Tuesday, April 19, 2011

Albert Collins: Ice Pickin'


ALBERT COLLINS: ICE PICKIN' (1978)

1) Honey, Hush!; 2) When The Welfare Turns Its Back On You; 3) Ice Pick; 4) Cold, Cold Feeling; 5) Too Tired; 6) Master Charge; 7) Conversation With Collins; 8) Avalanche.

For technical reasons, in 1973 Albert once again found himself without a record label, but him being «The Ice Man» and all, he took it cool and made good use of the next five years just tight­ening up his act, writing new tunes, and waiting for Fortune's next big break to come and tap Albert Collins on the shoulder rather than Albert Collins hunting for that big break and wrecking his nervous system. The (un)expected break came in 1977, when he landed a contract with Alligator Re­cords in Chicago and staged his biggest comeback, ever.

Chronologically, this coincided with Muddy Waters' similar «comeback» with Hard Again; but Muddy's refreshening was very much the result of hard work on the part of Johnny Winter and a team of fresh young bluesmen from a new generation of roots-rockers, whereas Ice Pickin', as damn good as the backing musicians are, primarily depends on Albert's own songwriting, singing and, of course, ice-pickin', that is, string-bendin'.

The big difference between this and Albert's Imperial records is — to hell with modesty and hu­mility; this is Collins' own show all the way. When he doesn't play, he sings, when he doesn't sing he plays, and the sax and keyboard players are only there to add background juice. Pretentious, perhaps, but why should anyone sacrifice concrete quality for discrete equality? 'Avalanche' has two and a half minutes of the finest, scorchiest, sharpest boogie soloing you'll hear anywhere, and it's fairly inventive, too, alternating jazz, blues, and rock'n'roll phrasing, all recorded in a clean, shrill, fail-less tone; a rare case of perfect balance between intellectual mastery of the form and pure kickass energy.
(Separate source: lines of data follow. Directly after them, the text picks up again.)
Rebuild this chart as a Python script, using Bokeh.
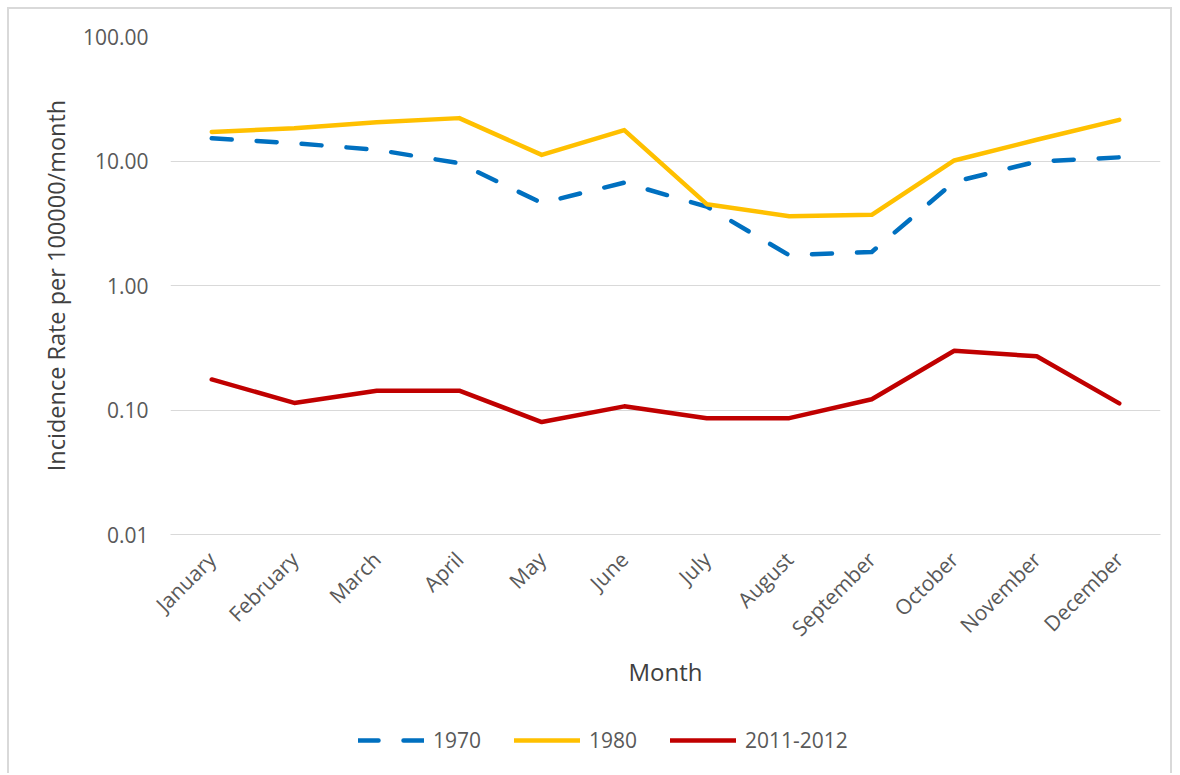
import math
from bokeh.plotting import figure
from bokeh.layouts import column
from bokeh.models import (FactorRange, Range1d, FixedTicker, PrintfTickFormatter,
                          Legend, LegendItem)
from bokeh.embed import file_html
from bokeh.resources import INLINE

months = ["January", "February", "March", "April", "May", "June", "July",
          "August", "September", "October", "November", "December"]
rate_1970 = [15.2, 13.9, 12.3, 9.6, 4.6, 6.7, 4.3, 1.75, 1.86, 6.8, 9.9, 10.7]
rate_1980 = [17.1, 18.3, 20.5, 22.1, 11.2, 17.7, 4.5, 3.6, 3.7, 10.1, 14.8, 21.4]
rate_2011_2012 = [0.176, 0.114, 0.143, 0.143, 0.080, 0.107, 0.086, 0.086, 0.122, 0.299, 0.270, 0.113]
series_names = ["1970", "1980", "2011-2012"]
series_colors = ["#0070C0", "#FFC000", "#C00000"]
series_dashes = ["20 25", "solid", "solid"]
y_ticks = [0.01, 0.1, 1, 10, 100]

FONT = "Open Sans"
LINE_W = 4.5

p = figure(x_range=FactorRange(factors=months), y_range=Range1d(0.01, 100),
           y_axis_type="log", frame_width=990, frame_height=498,
           min_border_left=161, min_border_right=10, min_border_top=27,
           min_border_bottom=175, output_backend="svg", toolbar_location=None)
p.outline_line_color = None
p.background_fill_color = "white"
p.border_fill_color = "white"

# Y axis
p.yaxis.ticker = FixedTicker(ticks=y_ticks)
p.yaxis.formatter = PrintfTickFormatter(format="%.2f")
p.yaxis.major_label_text_font = FONT
p.yaxis.major_label_text_font_size = "21px"
p.yaxis.major_label_text_color = "#595959"
p.yaxis.major_tick_line_color = None
p.yaxis.minor_tick_line_color = None
p.yaxis.major_tick_out = 0
p.yaxis.major_tick_in = 0
p.yaxis.minor_tick_out = 0
p.yaxis.minor_tick_in = 0
p.yaxis.axis_line_color = None
p.yaxis.major_label_standoff = 22
p.yaxis.axis_label = "Incidence Rate per 100000/month"
p.yaxis.axis_label_text_font = FONT
p.yaxis.axis_label_text_font_size = "23.5px"
p.yaxis.axis_label_text_font_style = "normal"
p.yaxis.axis_label_text_color = "#404040"
p.yaxis.axis_label_standoff = 8

# X axis
p.xaxis.major_label_orientation = math.pi / 4
p.xaxis.major_label_text_font = FONT
p.xaxis.major_label_text_font_size = "21px"
p.xaxis.major_label_text_color = "#595959"
p.xaxis.major_tick_line_color = None
p.xaxis.major_tick_out = 0
p.xaxis.major_tick_in = 0
p.xaxis.axis_line_color = "#D9D9D9"
p.xaxis.major_label_standoff = 21
p.xaxis.axis_label = "Month"
p.xaxis.axis_label_text_font = FONT
p.xaxis.axis_label_text_font_size = "24px"
p.xaxis.axis_label_text_font_style = "normal"
p.xaxis.axis_label_text_color = "#404040"
p.xaxis.axis_label_standoff = 0

# Grid
p.xgrid.grid_line_color = None
p.ygrid.ticker = FixedTicker(ticks=y_ticks)
p.ygrid.grid_line_color = "#D9D9D9"
p.ygrid.grid_line_width = 1
p.ygrid.minor_grid_line_color = None

for vals, color, dash in zip([rate_1970, rate_1980, rate_2011_2012], series_colors, series_dashes):
    p.line(months, vals, line_color=color, line_width=LINE_W, line_dash=dash,
           line_cap="round", line_join="round")

# Legend strip below the chart (its glyphs sit outside the visible range)
q = figure(width=1161, height=64, x_range=Range1d(0, 1), y_range=Range1d(0, 1),
           x_axis_type=None, y_axis_type=None, min_border=0,
           output_backend="svg", toolbar_location=None)
q.outline_line_color = None
q.background_fill_color = "white"
q.border_fill_color = "white"
legend_renderers = []
for color, dash in zip(series_colors, series_dashes):
    r = q.line(x=[5, 6], y=[5, 6], line_color=color, line_width=LINE_W, line_dash=dash,
               line_cap="round", line_join="round")
    legend_renderers.append(r)

legend = Legend(items=[LegendItem(label=n, renderers=[r]) for n, r in zip(series_names, legend_renderers)],
                orientation="horizontal", location=(188, 19),
                glyph_width=66, glyph_height=20, label_height=20, label_standoff=9,
                spacing=33, padding=0, margin=0, border_line_color=None,
                background_fill_alpha=0, label_text_font=FONT,
                label_text_font_size="21px", label_text_color="#595959")
q.add_layout(legend, "center")

layout = column(p, q, spacing=0)
layout.styles = {"margin": "7px 0 0 7px",
                 "border-top": "2px solid #D9D9D9",
                 "border-left": "2px solid #D9D9D9",
                 "border-right": "2px solid #D9D9D9"}

open("out.html", "w").write(file_html(layout, INLINE))
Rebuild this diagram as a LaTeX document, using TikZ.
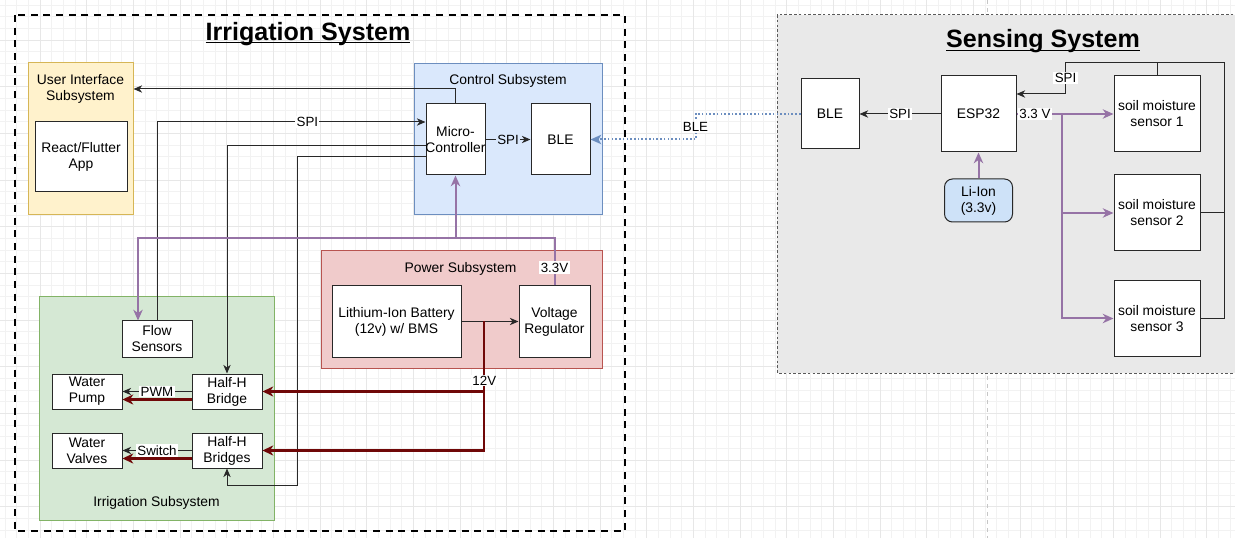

This is just one of the highlights. 'Cold, Cold Feeling' drops the restraint as well, becoming one of Collins' most soulful blues ballads. 'Honey, Hush!' is an update of the Stax-Volt thing for the al­ready mentioned new and tighter generation of players, although primary emphasis is still on the adventures of Albert's stuttering guitar. The most memorable track, though, is 'Conversation With Collins', a slow, predictably generic, piece of talking blues on which family man Al plays out an imaginary family drama centered on nightlife adventures of his errant wife (amusingly, his real wife Gwen was a loving partner who actually wrote some of the material for him, including the funny banking satire 'Master Charge'): the little bit towards the end during which he impersonates a scowling husband's reaction with his guitar is priceless, and should belong in all the annals of the art of «emotion transfer».

Maybe it is not a coincidence that this is Albert's first album in many, many years to return to the topics of coldness and ice — things that almost seem to work as some sort of good luck charm for the man. If Ice Pickin' seems less varied and experimental than some of the 1969-72 albums, it is only for the greater good of humanity: Collins's true forté is his ability to make his own Lucille talk like no other Lucille in the world, not genre-hopping. On Ice Pickin', that ability is flashed brighter than ever before: only the early singles can compete, but even the early singles are too constrained by the minimalism. Thumbs up, of course.


Check "Ice Pickin'" (CD) on Amazon
Check "Ice Pickin'" (MP3) on Amazon

2 comments:

  1. I don't have the albums on me to compare the two versions, but I'm pretty sure that 'Conversation With Collins' appeared on 'Trash Talkin'. Might have been an inferior version of course.

    ReplyDelete
  2. This is one of my favourite blues albums, and definitely among the best albums issued by Alligator Records, a label I'm quite ambivalent about - their efforts to revive the blues after it went out of the radar (again) in the 70s are huge and commendable, but they ended overdoing the "making it accessible" part. As someone said, by the late 80s Alligator's formula was basically "take some hot newcomer or respectable veteran, schedule a session with some professional backing musicians, including someone famous, preferably Robert Cray, write some new tunes, mix some standards into the tracklist, be sure to have at least a funky track and finish the package with cover art where everybody is smiling and looking like fresh from the shower".